AIM OF THE TASK
Will you output the entries below exactly, skipping every image they contain?

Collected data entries
◇ ◇ ◇ ◇ ◇ ◇ ◇

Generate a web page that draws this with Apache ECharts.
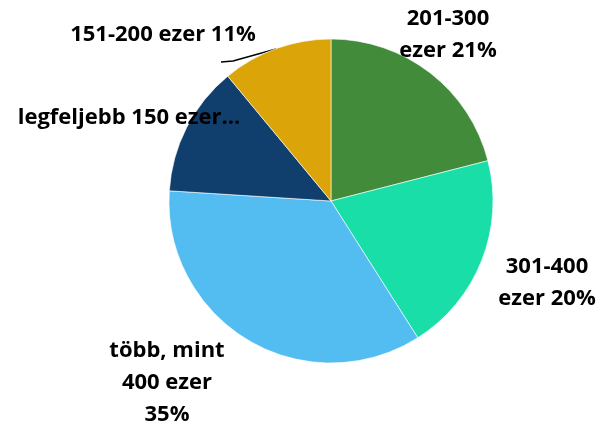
<!DOCTYPE html>
<html>
<head>
<meta charset="utf-8">
<script src="https://cdn.jsdelivr.net/npm/echarts@6/dist/echarts.min.js"></script>
<style>
  html, body { margin: 0; padding: 0; background: #fff; }
  #chart { width: 599px; height: 427px; }
</style>
</head>
<body>
<div id="chart"></div>
<script>
// kategóriák (óramutató járása szerint, fentről)
const categories = ['201-300 ezer', '301-400 ezer', 'több, mint 400 ezer', 'legfeljebb 150 ezer', '151-200 ezer']
const shares = [21, 20, 35, 13, 11]
const labelTexts = ['201-300\nezer 21%', '301-400\nezer 20%', 'több, mint\n400 ezer\n35%', 'legfeljebb 150 ezer…', '151-200 ezer 11%']
const colors = ['#428b3a', '#1adea8', '#53bdf1', '#113f6d', '#dba50a']

// címkék helye (px)
const labelPos = [
  [448, 35],
  [547, 283],
  [167, 383],
  [129, 118],
  [163, 35]
]

const chart = echarts.init(document.getElementById('chart'))
chart.setOption({
  animation: false,
  series: [
    {
      type: 'pie',
      center: [331, 201],
      radius: 162,
      startAngle: 90,
      clockwise: true,
      color: colors,
      itemStyle: { borderColor: '#fff', borderWidth: 0.6 },
      label: {
        show: true,
        position: 'outside',
        formatter: p => labelTexts[p.dataIndex],
        fontFamily: 'Open Sans',
        fontWeight: 'bold',
        fontSize: 22,
        lineHeight: 32,
        color: '#000',
        align: 'center',
        overflow: 'none',
        width: 300
      },
      labelLine: { show: false },
      labelLayout: p => ({
        x: labelPos[p.dataIndex][0],
        y: labelPos[p.dataIndex][1],
        align: 'center',
        verticalAlign: 'middle',
        labelLinePoints: p.dataIndex === 4 ? [[276, 49], [233, 61], [221, 62]] : undefined
      }),
      data: categories.map((name, i) => ({
        name,
        value: shares[i],
        labelLine: i === 4 ? { show: true, lineStyle: { color: '#000', width: 1.5 } } : { show: false }
      }))
    }
  ]
})
</script>
</body>
</html>
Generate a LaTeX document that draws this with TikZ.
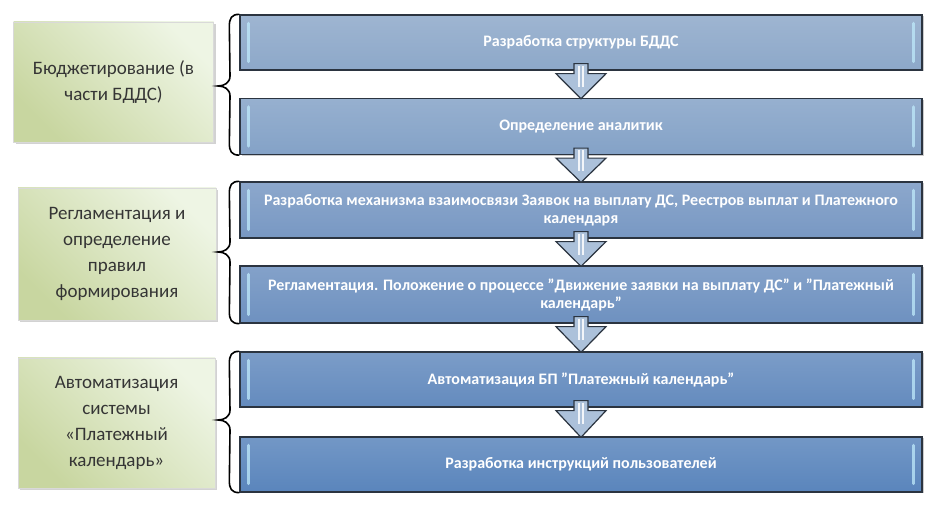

◇ ◇ ◇ ◇ ◇ ◇ ◇

SOLUTION
Generate a web page that draws this with Apache ECharts.
<!DOCTYPE html>
<html>
<head>
<meta charset="utf-8">
<script src="https://cdn.jsdelivr.net/npm/echarts@6/dist/echarts.min.js"></script>
<style>
  html, body { margin: 0; padding: 0; background: #fff; }
  #chart { width: 599px; height: 427px; }
</style>
</head>
<body>
<div id="chart"></div>
<script>
// kategóriák (óramutató járása szerint, fentről)
const categories = ['201-300 ezer', '301-400 ezer', 'több, mint 400 ezer', 'legfeljebb 150 ezer', '151-200 ezer']
const shares = [21, 20, 35, 13, 11]
const labelTexts = ['201-300\nezer 21%', '301-400\nezer 20%', 'több, mint\n400 ezer\n35%', 'legfeljebb 150 ezer…', '151-200 ezer 11%']
const colors = ['#428b3a', '#1adea8', '#53bdf1', '#113f6d', '#dba50a']

// címkék helye (px)
const labelPos = [
  [448, 35],
  [547, 283],
  [167, 383],
  [129, 118],
  [163, 35]
]

const chart = echarts.init(document.getElementById('chart'))
chart.setOption({
  animation: false,
  series: [
    {
      type: 'pie',
      center: [331, 201],
      radius: 162,
      startAngle: 90,
      clockwise: true,
      color: colors,
      itemStyle: { borderColor: '#fff', borderWidth: 0.6 },
      label: {
        show: true,
        position: 'outside',
        formatter: p => labelTexts[p.dataIndex],
        fontFamily: 'Open Sans',
        fontWeight: 'bold',
        fontSize: 22,
        lineHeight: 32,
        color: '#000',
        align: 'center',
        overflow: 'none',
        width: 300
      },
      labelLine: { show: false },
      labelLayout: p => ({
        x: labelPos[p.dataIndex][0],
        y: labelPos[p.dataIndex][1],
        align: 'center',
        verticalAlign: 'middle',
        labelLinePoints: p.dataIndex === 4 ? [[276, 49], [233, 61], [221, 62]] : undefined
      }),
      data: categories.map((name, i) => ({
        name,
        value: shares[i],
        labelLine: i === 4 ? { show: true, lineStyle: { color: '#000', width: 1.5 } } : { show: false }
      }))
    }
  ]
})
</script>
</body>
</html>
Generate a LaTeX document that draws this with TikZ.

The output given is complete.